Directive: Print all of the lines exactly. Any picture among them stays out.

Data shown:
** Start **
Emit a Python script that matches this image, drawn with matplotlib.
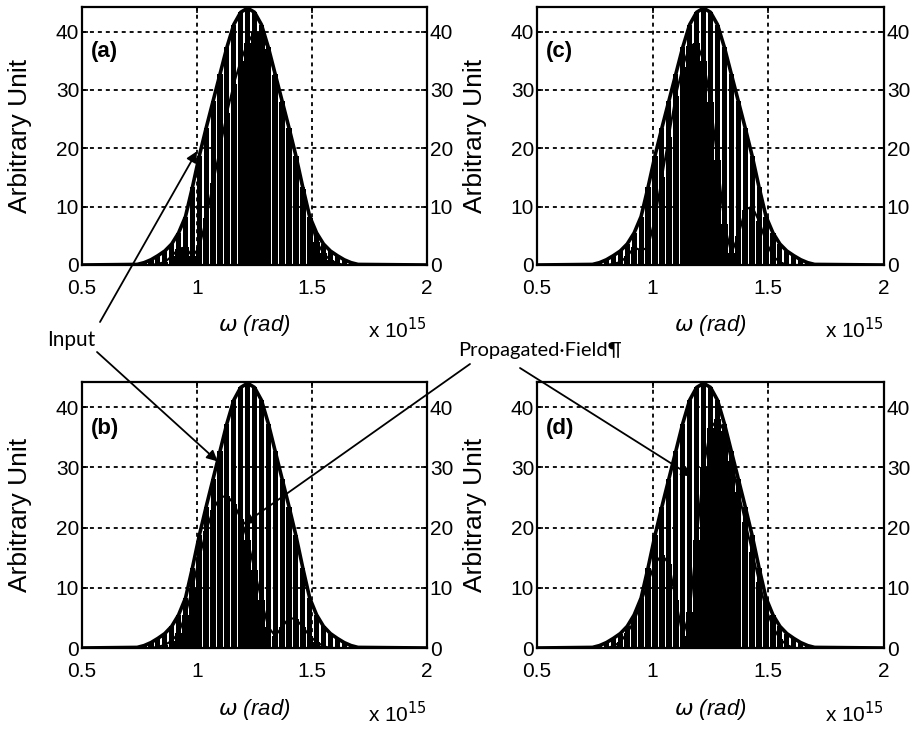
import matplotlib
matplotlib.use("Agg")
import matplotlib.pyplot as plt

# muestras de frecuencia (x 10^15 rad)
omega = [0.74, 0.77, 0.80, 0.83, 0.86, 0.89, 0.92, 0.95, 0.98, 1.01, 1.04,
         1.07, 1.10, 1.13, 1.16, 1.19, 1.22, 1.25, 1.28, 1.31, 1.34, 1.37,
         1.40, 1.43, 1.46, 1.49, 1.52, 1.55, 1.58, 1.61, 1.64, 1.67, 1.70]

# campo de entrada (igual en los 4 paneles)
entrada = [0.1, 0.4, 0.9, 1.6, 2.4, 3.6, 5.5, 8.3, 13.3, 18.7, 23.5,
           28.1, 32.7, 37.3, 41.2, 43.3, 44.0, 43.3, 41.2, 37.3, 32.7, 28.1,
           23.5, 18.7, 13.3, 8.3, 5.5, 3.6, 2.4, 1.6, 0.9, 0.4, 0.1]

# campo propagado en cada panel
prop_a = [0.0, 0.0, 0.0, 0.2, 0.5, 1.5, 2.8, 3.0, 1.5, 3.0, 8.0,
          14.0, 20.0, 26.0, 31.0, 35.0, 38.0, 40.0, 39.5, 37.0, 32.5, 28.0,
          23.5, 18.7, 13.0, 8.0, 4.0, 2.0, 0.8, 0.3, 0.0, 0.0, 0.0]
prop_b = [0.0, 0.0, 0.0, 0.2, 0.5, 1.2, 2.5, 5.5, 10.0, 15.0, 19.5,
          23.0, 25.0, 25.3, 24.0, 21.5, 18.0, 13.0, 8.0, 3.5, 2.0, 3.5,
          5.0, 4.8, 3.5, 2.0, 1.0, 0.3, 0.0, 0.0, 0.0, 0.0, 0.0]
prop_c = [0.0, 0.0, 0.0, 0.2, 0.5, 1.5, 3.0, 2.5, 3.0, 8.0, 15.0,
          22.0, 29.0, 34.0, 37.5, 38.0, 35.0, 28.0, 18.0, 7.0, 2.0, 5.0,
          9.5, 10.0, 7.5, 4.0, 1.5, 0.5, 0.0, 0.0, 0.0, 0.0, 0.0]
prop_d = [0.0, 0.0, 0.0, 0.3, 1.0, 2.5, 4.5, 7.5, 11.0, 14.0, 15.5,
          14.0, 8.0, 2.0, 6.0, 18.0, 30.0, 36.5, 38.0, 36.0, 31.0, 26.0,
          21.0, 16.0, 11.0, 6.5, 3.5, 1.5, 0.5, 0.0, 0.0, 0.0, 0.0]

paneles = ["(a)", "(b)", "(c)", "(d)"]
propagados = [prop_a, prop_b, prop_c, prop_d]

xticks = [0.5, 1, 1.5, 2]
xticklabels = ["0.5", "1", "1.5", "2"]
yticks = [0, 10, 20, 30, 40]

W, H = 919, 729
fig = plt.figure(figsize=(W / 100, H / 100), dpi=100)

fuente = ["Liberation Sans", "DejaVu Sans"]
fuente_word = ["Lato", "DejaVu Sans"]

# caja de cada panel en pixeles: izq, arriba, ancho, alto
pos = {"(a)": (82, 7, 345, 258), "(b)": (82, 382, 345, 266),
       "(c)": (537, 7, 347, 258), "(d)": (537, 382, 347, 266)}

ejes = {}
for nombre, prop in zip(paneles, propagados):
    l, t, w, h = pos[nombre]
    ax = fig.add_axes([l / W, 1 - (t + h) / H, w / W, h / H])
    ejes[nombre] = ax

    # entrada: barras negras con huecos blancos
    ax.bar(omega, entrada, width=0.022, color="black", linewidth=0, zorder=1)
    # propagado: barras casi continuas
    ax.bar(omega, prop, width=0.0275, color="black", linewidth=0, zorder=1.2)
    ax.plot(omega, prop, color="black", lw=1.5, zorder=1.5)
    # envolvente de la entrada con linea base
    ax.plot([0.5] + omega + [2.0], [0] + entrada + [0], color="black",
            lw=2.6, zorder=2, solid_joinstyle="round")

    ax.set_xlim(0.5, 2)
    ax.set_ylim(0, 44.2)
    ax.set_xticks(xticks)
    ax.set_xticklabels(xticklabels)
    ax.set_yticks(yticks)
    ax.set_axisbelow(False)
    ax.grid(True, color="black", linestyle=(0, (2.2, 2.2)), lw=1.3)
    ax.tick_params(direction="in", top=True, right=True, labelright=True,
                   length=4, width=1.2, labelsize=15, pad=2)
    ax.tick_params(axis="x", pad=10)
    for lab in ax.get_xticklabels() + ax.get_yticklabels():
        lab.set_family(fuente)
    for s in ax.spines.values():
        s.set_linewidth(1.6)

    ax.set_ylabel("Arbitrary Unit", fontsize=19, family=fuente)
    ax.yaxis.set_label_coords(-0.145, 0.5)
    ax.set_xlabel(r"$\omega$ (rad)", fontsize=16, style="italic", family=fuente)
    ax.xaxis.set_label_coords(0.5, -0.185)
    ax.text(0.54, 36.5, nombre, fontsize=16, fontweight="bold", va="center",
            family=fuente)
    ax.text(1.0, -0.2, r"x 10$^{15}$", transform=ax.transAxes, ha="right",
            va="top", fontsize=15, family=fuente)

# etiquetas de las flechas
fig.text(47 / W, 1 - 340 / H, "Input", fontsize=15, va="center",
         family=fuente_word)
fig.text(458 / W, 1 - 351 / H, "Propagated·Field¶", fontsize=14.5,
         va="center", family=fuente_word)

flecha = dict(arrowstyle="-|>", color="black", lw=1.3, mutation_scale=16,
              shrinkA=0, shrinkB=0)
ejes["(a)"].annotate("", xy=(1.0, 19.5), xytext=(100 / W, 1 - 322 / H),
                     textcoords="figure fraction", arrowprops=flecha,
                     annotation_clip=False)
ejes["(b)"].annotate("", xy=(1.09, 31), xytext=(97 / W, 1 - 352 / H),
                     textcoords="figure fraction", arrowprops=flecha,
                     annotation_clip=False)
ejes["(b)"].annotate("", xy=(1.2, 20.5), xytext=(470 / W, 1 - 364 / H),
                     textcoords="figure fraction", arrowprops=flecha,
                     annotation_clip=False)
ejes["(d)"].annotate("", xy=(1.17, 28.5), xytext=(520 / W, 1 - 368 / H),
                     textcoords="figure fraction", arrowprops=flecha,
                     annotation_clip=False)

fig.savefig("out.png", dpi=100)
** End **
Result:
Emit a Python script that matches this image, drawn with matplotlib.
import matplotlib
matplotlib.use("Agg")
import matplotlib.pyplot as plt

# muestras de frecuencia (x 10^15 rad)
omega = [0.74, 0.77, 0.80, 0.83, 0.86, 0.89, 0.92, 0.95, 0.98, 1.01, 1.04,
         1.07, 1.10, 1.13, 1.16, 1.19, 1.22, 1.25, 1.28, 1.31, 1.34, 1.37,
         1.40, 1.43, 1.46, 1.49, 1.52, 1.55, 1.58, 1.61, 1.64, 1.67, 1.70]

# campo de entrada (igual en los 4 paneles)
entrada = [0.1, 0.4, 0.9, 1.6, 2.4, 3.6, 5.5, 8.3, 13.3, 18.7, 23.5,
           28.1, 32.7, 37.3, 41.2, 43.3, 44.0, 43.3, 41.2, 37.3, 32.7, 28.1,
           23.5, 18.7, 13.3, 8.3, 5.5, 3.6, 2.4, 1.6, 0.9, 0.4, 0.1]

# campo propagado en cada panel
prop_a = [0.0, 0.0, 0.0, 0.2, 0.5, 1.5, 2.8, 3.0, 1.5, 3.0, 8.0,
          14.0, 20.0, 26.0, 31.0, 35.0, 38.0, 40.0, 39.5, 37.0, 32.5, 28.0,
          23.5, 18.7, 13.0, 8.0, 4.0, 2.0, 0.8, 0.3, 0.0, 0.0, 0.0]
prop_b = [0.0, 0.0, 0.0, 0.2, 0.5, 1.2, 2.5, 5.5, 10.0, 15.0, 19.5,
          23.0, 25.0, 25.3, 24.0, 21.5, 18.0, 13.0, 8.0, 3.5, 2.0, 3.5,
          5.0, 4.8, 3.5, 2.0, 1.0, 0.3, 0.0, 0.0, 0.0, 0.0, 0.0]
prop_c = [0.0, 0.0, 0.0, 0.2, 0.5, 1.5, 3.0, 2.5, 3.0, 8.0, 15.0,
          22.0, 29.0, 34.0, 37.5, 38.0, 35.0, 28.0, 18.0, 7.0, 2.0, 5.0,
          9.5, 10.0, 7.5, 4.0, 1.5, 0.5, 0.0, 0.0, 0.0, 0.0, 0.0]
prop_d = [0.0, 0.0, 0.0, 0.3, 1.0, 2.5, 4.5, 7.5, 11.0, 14.0, 15.5,
          14.0, 8.0, 2.0, 6.0, 18.0, 30.0, 36.5, 38.0, 36.0, 31.0, 26.0,
          21.0, 16.0, 11.0, 6.5, 3.5, 1.5, 0.5, 0.0, 0.0, 0.0, 0.0]

paneles = ["(a)", "(b)", "(c)", "(d)"]
propagados = [prop_a, prop_b, prop_c, prop_d]

xticks = [0.5, 1, 1.5, 2]
xticklabels = ["0.5", "1", "1.5", "2"]
yticks = [0, 10, 20, 30, 40]

W, H = 919, 729
fig = plt.figure(figsize=(W / 100, H / 100), dpi=100)

fuente = ["Liberation Sans", "DejaVu Sans"]
fuente_word = ["Lato", "DejaVu Sans"]

# caja de cada panel en pixeles: izq, arriba, ancho, alto
pos = {"(a)": (82, 7, 345, 258), "(b)": (82, 382, 345, 266),
       "(c)": (537, 7, 347, 258), "(d)": (537, 382, 347, 266)}

ejes = {}
for nombre, prop in zip(paneles, propagados):
    l, t, w, h = pos[nombre]
    ax = fig.add_axes([l / W, 1 - (t + h) / H, w / W, h / H])
    ejes[nombre] = ax

    # entrada: barras negras con huecos blancos
    ax.bar(omega, entrada, width=0.022, color="black", linewidth=0, zorder=1)
    # propagado: barras casi continuas
    ax.bar(omega, prop, width=0.0275, color="black", linewidth=0, zorder=1.2)
    ax.plot(omega, prop, color="black", lw=1.5, zorder=1.5)
    # envolvente de la entrada con linea base
    ax.plot([0.5] + omega + [2.0], [0] + entrada + [0], color="black",
            lw=2.6, zorder=2, solid_joinstyle="round")

    ax.set_xlim(0.5, 2)
    ax.set_ylim(0, 44.2)
    ax.set_xticks(xticks)
    ax.set_xticklabels(xticklabels)
    ax.set_yticks(yticks)
    ax.set_axisbelow(False)
    ax.grid(True, color="black", linestyle=(0, (2.2, 2.2)), lw=1.3)
    ax.tick_params(direction="in", top=True, right=True, labelright=True,
                   length=4, width=1.2, labelsize=15, pad=2)
    ax.tick_params(axis="x", pad=10)
    for lab in ax.get_xticklabels() + ax.get_yticklabels():
        lab.set_family(fuente)
    for s in ax.spines.values():
        s.set_linewidth(1.6)

    ax.set_ylabel("Arbitrary Unit", fontsize=19, family=fuente)
    ax.yaxis.set_label_coords(-0.145, 0.5)
    ax.set_xlabel(r"$\omega$ (rad)", fontsize=16, style="italic", family=fuente)
    ax.xaxis.set_label_coords(0.5, -0.185)
    ax.text(0.54, 36.5, nombre, fontsize=16, fontweight="bold", va="center",
            family=fuente)
    ax.text(1.0, -0.2, r"x 10$^{15}$", transform=ax.transAxes, ha="right",
            va="top", fontsize=15, family=fuente)

# etiquetas de las flechas
fig.text(47 / W, 1 - 340 / H, "Input", fontsize=15, va="center",
         family=fuente_word)
fig.text(458 / W, 1 - 351 / H, "Propagated·Field¶", fontsize=14.5,
         va="center", family=fuente_word)

flecha = dict(arrowstyle="-|>", color="black", lw=1.3, mutation_scale=16,
              shrinkA=0, shrinkB=0)
ejes["(a)"].annotate("", xy=(1.0, 19.5), xytext=(100 / W, 1 - 322 / H),
                     textcoords="figure fraction", arrowprops=flecha,
                     annotation_clip=False)
ejes["(b)"].annotate("", xy=(1.09, 31), xytext=(97 / W, 1 - 352 / H),
                     textcoords="figure fraction", arrowprops=flecha,
                     annotation_clip=False)
ejes["(b)"].annotate("", xy=(1.2, 20.5), xytext=(470 / W, 1 - 364 / H),
                     textcoords="figure fraction", arrowprops=flecha,
                     annotation_clip=False)
ejes["(d)"].annotate("", xy=(1.17, 28.5), xytext=(520 / W, 1 - 368 / H),
                     textcoords="figure fraction", arrowprops=flecha,
                     annotation_clip=False)

fig.savefig("out.png", dpi=100)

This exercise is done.